> **Task description**
Pull out each line of the records holding the string "this".

***** Supplied entries *****

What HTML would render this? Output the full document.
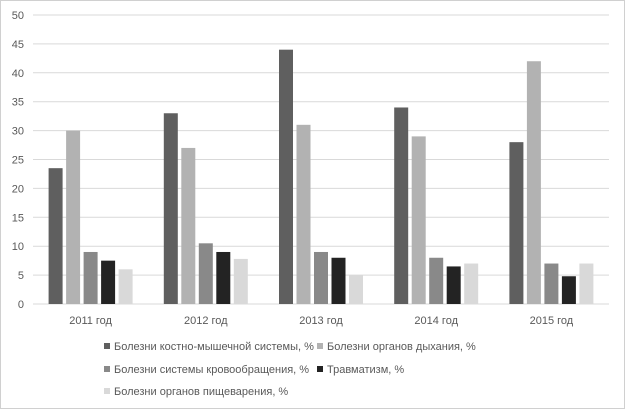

*****
***** Supplied entries *****

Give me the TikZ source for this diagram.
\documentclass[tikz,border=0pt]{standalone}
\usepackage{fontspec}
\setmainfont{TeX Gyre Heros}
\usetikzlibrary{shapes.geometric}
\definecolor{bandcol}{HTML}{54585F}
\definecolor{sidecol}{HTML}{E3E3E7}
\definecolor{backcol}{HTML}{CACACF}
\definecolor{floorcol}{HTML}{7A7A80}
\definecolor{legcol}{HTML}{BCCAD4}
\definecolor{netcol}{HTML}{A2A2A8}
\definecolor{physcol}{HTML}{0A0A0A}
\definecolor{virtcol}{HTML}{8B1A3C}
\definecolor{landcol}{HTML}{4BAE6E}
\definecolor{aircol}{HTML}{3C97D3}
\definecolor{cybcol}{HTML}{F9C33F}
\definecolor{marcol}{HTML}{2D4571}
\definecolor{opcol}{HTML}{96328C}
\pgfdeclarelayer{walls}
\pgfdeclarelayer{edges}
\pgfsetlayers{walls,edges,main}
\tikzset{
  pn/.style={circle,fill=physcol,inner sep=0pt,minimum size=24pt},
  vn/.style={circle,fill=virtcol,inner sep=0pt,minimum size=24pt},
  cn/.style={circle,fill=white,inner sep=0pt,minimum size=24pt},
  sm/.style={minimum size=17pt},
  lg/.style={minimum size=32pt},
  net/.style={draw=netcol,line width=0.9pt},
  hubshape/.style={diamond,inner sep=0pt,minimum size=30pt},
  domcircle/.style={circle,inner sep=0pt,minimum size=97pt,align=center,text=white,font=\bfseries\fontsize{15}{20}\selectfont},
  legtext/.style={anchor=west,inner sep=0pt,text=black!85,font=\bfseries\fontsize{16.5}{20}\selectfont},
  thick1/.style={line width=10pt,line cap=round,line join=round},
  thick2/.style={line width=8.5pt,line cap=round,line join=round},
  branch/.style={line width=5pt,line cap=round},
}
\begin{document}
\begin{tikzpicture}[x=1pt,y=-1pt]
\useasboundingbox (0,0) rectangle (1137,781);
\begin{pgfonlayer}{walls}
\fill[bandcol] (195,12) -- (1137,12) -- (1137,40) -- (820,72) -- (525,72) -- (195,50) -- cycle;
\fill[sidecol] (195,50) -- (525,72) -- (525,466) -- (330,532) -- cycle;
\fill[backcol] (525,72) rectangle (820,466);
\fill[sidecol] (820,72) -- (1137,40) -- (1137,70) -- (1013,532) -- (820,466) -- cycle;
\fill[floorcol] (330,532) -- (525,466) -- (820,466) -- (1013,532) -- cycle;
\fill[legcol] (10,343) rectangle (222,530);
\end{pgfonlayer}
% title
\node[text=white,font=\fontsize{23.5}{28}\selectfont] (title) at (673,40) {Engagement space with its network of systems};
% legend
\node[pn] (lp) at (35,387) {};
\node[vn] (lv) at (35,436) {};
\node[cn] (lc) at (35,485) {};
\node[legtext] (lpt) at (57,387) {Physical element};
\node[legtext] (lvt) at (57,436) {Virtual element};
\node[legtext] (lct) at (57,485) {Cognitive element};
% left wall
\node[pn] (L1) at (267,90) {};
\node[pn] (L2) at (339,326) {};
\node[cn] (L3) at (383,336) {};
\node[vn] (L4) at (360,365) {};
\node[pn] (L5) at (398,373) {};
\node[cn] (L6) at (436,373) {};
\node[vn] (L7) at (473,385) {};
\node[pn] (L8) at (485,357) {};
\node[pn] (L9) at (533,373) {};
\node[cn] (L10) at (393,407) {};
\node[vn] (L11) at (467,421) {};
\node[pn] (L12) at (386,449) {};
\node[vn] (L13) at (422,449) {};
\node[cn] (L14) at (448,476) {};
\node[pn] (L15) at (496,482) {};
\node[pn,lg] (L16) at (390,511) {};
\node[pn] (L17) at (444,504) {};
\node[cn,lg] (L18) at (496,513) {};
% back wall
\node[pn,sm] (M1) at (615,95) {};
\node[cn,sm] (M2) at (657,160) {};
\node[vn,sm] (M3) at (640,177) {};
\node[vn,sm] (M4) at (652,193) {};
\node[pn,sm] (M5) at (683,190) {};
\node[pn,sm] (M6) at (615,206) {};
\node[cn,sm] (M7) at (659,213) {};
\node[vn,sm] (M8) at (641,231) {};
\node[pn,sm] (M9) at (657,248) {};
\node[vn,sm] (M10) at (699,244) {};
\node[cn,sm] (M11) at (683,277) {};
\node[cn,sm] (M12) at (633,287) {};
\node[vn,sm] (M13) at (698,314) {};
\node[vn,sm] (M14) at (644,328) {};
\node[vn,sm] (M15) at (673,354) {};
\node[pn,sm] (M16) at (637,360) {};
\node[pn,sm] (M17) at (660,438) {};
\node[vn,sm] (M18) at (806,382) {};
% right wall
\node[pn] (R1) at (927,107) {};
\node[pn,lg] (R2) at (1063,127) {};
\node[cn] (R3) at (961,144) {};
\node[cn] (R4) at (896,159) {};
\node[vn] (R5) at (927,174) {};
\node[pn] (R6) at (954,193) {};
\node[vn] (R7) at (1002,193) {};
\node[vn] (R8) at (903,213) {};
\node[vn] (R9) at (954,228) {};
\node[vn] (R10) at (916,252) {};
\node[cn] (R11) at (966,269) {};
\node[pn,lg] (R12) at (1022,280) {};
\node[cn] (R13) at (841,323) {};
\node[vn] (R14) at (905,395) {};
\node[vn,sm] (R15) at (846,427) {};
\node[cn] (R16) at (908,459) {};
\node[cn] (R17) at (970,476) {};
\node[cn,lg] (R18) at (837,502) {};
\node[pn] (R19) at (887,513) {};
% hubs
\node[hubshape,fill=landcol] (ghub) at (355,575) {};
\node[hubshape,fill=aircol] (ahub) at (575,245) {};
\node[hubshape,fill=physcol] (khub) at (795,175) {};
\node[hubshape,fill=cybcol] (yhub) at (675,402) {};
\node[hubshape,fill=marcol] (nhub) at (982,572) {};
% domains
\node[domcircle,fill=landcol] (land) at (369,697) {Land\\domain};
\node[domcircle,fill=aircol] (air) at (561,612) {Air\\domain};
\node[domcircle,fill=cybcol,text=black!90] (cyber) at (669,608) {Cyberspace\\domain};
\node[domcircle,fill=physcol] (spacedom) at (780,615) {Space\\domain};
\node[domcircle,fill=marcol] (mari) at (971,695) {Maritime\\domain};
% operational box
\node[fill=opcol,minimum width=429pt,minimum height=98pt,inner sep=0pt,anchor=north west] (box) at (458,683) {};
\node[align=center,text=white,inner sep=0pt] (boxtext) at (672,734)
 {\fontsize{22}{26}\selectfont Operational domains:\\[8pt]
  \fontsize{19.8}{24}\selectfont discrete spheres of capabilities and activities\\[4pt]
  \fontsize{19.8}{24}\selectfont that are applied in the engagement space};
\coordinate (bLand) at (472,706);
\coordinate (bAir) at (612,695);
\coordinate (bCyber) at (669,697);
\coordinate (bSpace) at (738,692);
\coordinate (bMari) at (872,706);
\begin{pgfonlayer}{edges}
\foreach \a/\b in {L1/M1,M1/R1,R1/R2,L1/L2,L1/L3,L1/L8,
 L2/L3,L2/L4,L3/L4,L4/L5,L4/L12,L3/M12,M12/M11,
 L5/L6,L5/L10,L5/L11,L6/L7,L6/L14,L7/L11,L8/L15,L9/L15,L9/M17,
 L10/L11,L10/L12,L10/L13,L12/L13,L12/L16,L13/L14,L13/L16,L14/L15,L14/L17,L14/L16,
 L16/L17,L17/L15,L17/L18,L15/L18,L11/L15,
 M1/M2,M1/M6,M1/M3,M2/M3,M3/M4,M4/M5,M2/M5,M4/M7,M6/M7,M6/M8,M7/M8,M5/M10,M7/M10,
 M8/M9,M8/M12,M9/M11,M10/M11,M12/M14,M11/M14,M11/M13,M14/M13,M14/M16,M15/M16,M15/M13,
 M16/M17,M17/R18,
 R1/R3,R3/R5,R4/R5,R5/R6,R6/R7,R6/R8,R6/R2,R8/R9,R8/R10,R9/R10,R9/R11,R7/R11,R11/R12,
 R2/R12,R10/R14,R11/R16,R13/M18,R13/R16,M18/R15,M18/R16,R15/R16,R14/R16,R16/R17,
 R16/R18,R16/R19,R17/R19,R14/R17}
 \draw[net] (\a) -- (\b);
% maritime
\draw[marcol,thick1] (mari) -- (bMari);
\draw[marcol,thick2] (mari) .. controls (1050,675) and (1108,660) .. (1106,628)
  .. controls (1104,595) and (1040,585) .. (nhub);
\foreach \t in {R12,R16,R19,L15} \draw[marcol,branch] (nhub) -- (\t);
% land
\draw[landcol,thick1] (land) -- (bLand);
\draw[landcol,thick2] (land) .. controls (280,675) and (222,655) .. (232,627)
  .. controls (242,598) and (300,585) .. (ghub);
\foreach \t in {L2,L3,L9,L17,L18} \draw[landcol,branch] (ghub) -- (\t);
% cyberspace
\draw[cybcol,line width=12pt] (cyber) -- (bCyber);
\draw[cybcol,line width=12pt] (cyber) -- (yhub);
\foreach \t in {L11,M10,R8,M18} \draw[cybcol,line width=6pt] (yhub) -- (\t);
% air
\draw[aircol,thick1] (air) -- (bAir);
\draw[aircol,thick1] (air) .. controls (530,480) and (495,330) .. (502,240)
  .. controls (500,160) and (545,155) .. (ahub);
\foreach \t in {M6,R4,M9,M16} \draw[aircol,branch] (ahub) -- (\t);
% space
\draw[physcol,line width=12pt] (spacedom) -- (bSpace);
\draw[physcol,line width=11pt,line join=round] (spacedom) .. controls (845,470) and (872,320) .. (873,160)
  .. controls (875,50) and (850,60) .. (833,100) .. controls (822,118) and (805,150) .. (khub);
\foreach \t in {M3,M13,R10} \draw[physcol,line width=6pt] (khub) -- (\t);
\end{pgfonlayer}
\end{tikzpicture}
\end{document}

*****

> **Finished answer**
What HTML would render this? Output the full document.
Give me the TikZ source for this diagram.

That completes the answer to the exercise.